Jennifer Lee earned the title of Chief Creative Officer at Walt Disney Animation Studios, the first woman in the role.
Since then, all she’s done is direct the most successful animated movie of all time and start dating Alfred Molina. She’s living her best life.
Fittingly, Jennifer Lee has won more major awards than her boyfriend, though. And I hope she reminds him of that every day.
Dorothea Holt Redmond
I have to include this woman, as the only thing I love as much as Disney is the collective filmography of Alfred Hitchcock.
Dorothea Holt Redmond qualifies as the rare artist who worked with both icons. First, she worked with Hitchcock on 1940’s Rebecca.
Later, she contributed sets and even some illustrations for my two favorite Hitchcock movies, Rear Window and To Catch a Thief.
Afterward, Disney hired her to handle staging and design for parts of Disneyland. And you know one of them well.
Redmond designed the New Orleans Square apartment where Walt Disney intended to live. Later, she did the same at Fantasyland in Magic Kingdom.
Perhaps no one on this list deserves to have a higher Disney profile than Dorothea Holt Redmond. Her influential style has stood the test of time.
Anika Noni Rose
The other voice actor on this list, Anika Noni Rose, made history simply by being herself.
The beloved Broadway performer transitioned to movies several times, most notably in Dreamgirls.
Soon afterward, Disney chose her to provide the voice of Tiana in The Princess and the Frog.
For the first time, children of color could see someone who looked like them in a lead role in a Disney animated movie.
An entire generation reveres Rose for her work in the movie, and Disney loves it so much that Splash Mountain is receiving a re-theme based on it.
Soon, you can experience The Princess and the Frog at Splash Mountain and appreciate Rose’s performance anew!
One of my favorite Disney anecdotes involves a trivia question. I ask people if they can name the Imagineer who appears on Haunted Mansion.

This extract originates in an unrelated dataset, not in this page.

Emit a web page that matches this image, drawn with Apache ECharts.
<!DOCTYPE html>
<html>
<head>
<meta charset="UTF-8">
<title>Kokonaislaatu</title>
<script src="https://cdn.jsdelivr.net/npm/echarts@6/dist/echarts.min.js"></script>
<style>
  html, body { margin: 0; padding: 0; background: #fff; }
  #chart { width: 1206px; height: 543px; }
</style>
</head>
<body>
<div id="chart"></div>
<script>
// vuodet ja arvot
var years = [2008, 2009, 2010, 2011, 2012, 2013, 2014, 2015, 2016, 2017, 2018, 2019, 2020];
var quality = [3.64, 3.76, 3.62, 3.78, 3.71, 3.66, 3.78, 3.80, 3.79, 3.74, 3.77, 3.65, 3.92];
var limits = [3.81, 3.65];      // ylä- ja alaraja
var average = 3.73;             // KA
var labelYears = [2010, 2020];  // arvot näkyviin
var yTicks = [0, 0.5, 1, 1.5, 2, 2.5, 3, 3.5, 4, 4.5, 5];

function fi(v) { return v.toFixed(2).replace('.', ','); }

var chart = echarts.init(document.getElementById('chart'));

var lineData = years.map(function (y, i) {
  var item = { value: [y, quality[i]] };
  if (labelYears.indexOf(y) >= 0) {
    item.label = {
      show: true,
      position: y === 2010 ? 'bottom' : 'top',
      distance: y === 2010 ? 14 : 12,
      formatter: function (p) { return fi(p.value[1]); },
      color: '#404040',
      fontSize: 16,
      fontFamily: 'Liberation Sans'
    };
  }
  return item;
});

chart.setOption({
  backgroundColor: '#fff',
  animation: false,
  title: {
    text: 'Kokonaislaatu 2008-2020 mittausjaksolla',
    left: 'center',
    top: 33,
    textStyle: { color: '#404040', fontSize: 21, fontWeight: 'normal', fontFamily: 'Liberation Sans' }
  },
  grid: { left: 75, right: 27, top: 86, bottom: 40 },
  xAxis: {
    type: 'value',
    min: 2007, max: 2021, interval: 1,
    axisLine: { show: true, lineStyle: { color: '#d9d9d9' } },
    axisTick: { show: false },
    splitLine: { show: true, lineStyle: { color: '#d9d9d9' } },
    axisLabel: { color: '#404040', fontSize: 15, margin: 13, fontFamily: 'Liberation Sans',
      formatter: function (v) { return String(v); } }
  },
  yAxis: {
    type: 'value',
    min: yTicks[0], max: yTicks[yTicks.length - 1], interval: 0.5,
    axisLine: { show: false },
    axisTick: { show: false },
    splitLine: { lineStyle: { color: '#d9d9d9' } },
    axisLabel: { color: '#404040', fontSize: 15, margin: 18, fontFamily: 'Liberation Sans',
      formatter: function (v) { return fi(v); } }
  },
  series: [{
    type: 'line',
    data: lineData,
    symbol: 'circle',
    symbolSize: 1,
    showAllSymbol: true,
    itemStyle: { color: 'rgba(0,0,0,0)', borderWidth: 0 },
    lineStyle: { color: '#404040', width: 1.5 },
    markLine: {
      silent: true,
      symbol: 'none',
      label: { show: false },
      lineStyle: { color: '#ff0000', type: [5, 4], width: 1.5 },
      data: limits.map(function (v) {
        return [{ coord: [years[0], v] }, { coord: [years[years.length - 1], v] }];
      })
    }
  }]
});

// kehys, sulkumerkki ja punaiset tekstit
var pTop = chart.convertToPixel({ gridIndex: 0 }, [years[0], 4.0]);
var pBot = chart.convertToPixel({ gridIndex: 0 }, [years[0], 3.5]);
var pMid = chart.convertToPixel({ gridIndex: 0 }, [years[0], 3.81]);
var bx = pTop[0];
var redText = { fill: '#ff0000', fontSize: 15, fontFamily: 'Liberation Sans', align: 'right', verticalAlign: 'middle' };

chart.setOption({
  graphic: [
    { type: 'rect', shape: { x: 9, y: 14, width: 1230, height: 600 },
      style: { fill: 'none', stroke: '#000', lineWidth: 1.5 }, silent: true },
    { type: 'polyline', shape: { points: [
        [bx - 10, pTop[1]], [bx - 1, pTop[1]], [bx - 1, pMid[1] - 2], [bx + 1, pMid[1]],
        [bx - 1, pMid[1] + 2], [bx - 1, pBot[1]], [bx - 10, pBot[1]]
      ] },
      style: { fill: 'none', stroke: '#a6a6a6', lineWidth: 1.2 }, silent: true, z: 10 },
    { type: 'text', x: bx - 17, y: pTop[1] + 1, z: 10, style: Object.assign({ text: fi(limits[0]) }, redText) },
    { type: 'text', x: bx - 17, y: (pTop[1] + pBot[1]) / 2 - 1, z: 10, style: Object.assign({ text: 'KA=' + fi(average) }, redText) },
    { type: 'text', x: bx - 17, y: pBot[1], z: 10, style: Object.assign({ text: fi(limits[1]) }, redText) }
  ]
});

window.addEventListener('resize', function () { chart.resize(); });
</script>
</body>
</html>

The quiz question works sorta like the Doctor and Son Riddle. People mentally cycle through all the male Imagineers, missing the obvious.

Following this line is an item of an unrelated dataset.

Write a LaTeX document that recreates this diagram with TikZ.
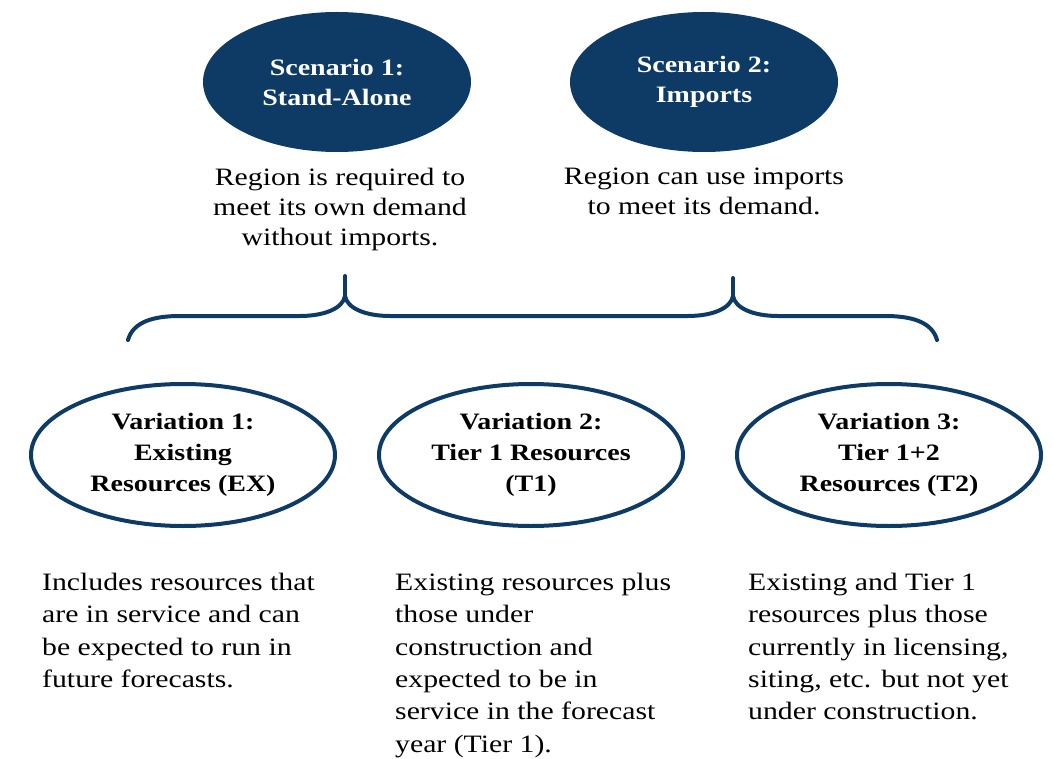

Yes, you know Madame Leota from a crystal ball. However, Imagineers duplicated the face of Leota Toombs.
This fascinating woman started her career at Disney in 1940 when she joined the Ink and Paint department.
A few years later, she switched divisions, a move that led to staggering repercussions across generations.
Toombs met fellow Imagineer, Harvey Toombs, and they got married. She quit soon afterward to raise their two children, one of whom you may know.
Kim Irvine has worked at Disney since 1990 and recently had a hand in the development of Snow White’s Enchanted Wish.
An Imagineer, Irvine comes by the title naturally, as both her parents were Imagineers as well.
In 1962, Toombs returned to Disney, where the Haunted Mansion project struggled to get off the ground.
While Toombs worked on Pirates of the Caribbean at New Orleans Square, Yale Gracey struggled with his weird idea, a talking head in a jar.
Ultimately, he asked his friend, Leota, to do him a favor, and the rest is Disney history.
To this day, Kim Irvine can still hear her mother’s voice each time she visits Haunted Mansion. That’s gotta be weird, right?
…and Minnie Mouse!
Okay, this list is only supposed to include nine dynamic women. However, I’d be remiss if I didn’t include the one whose elegant style has defined Disney.
The polka dot queen, Minnie Mouse, deserves mention for the way that she’s provided representation for female Disney fans since 1928!
Yes, Minnie turns 100 in a few years, but she still looks Forever 21, right?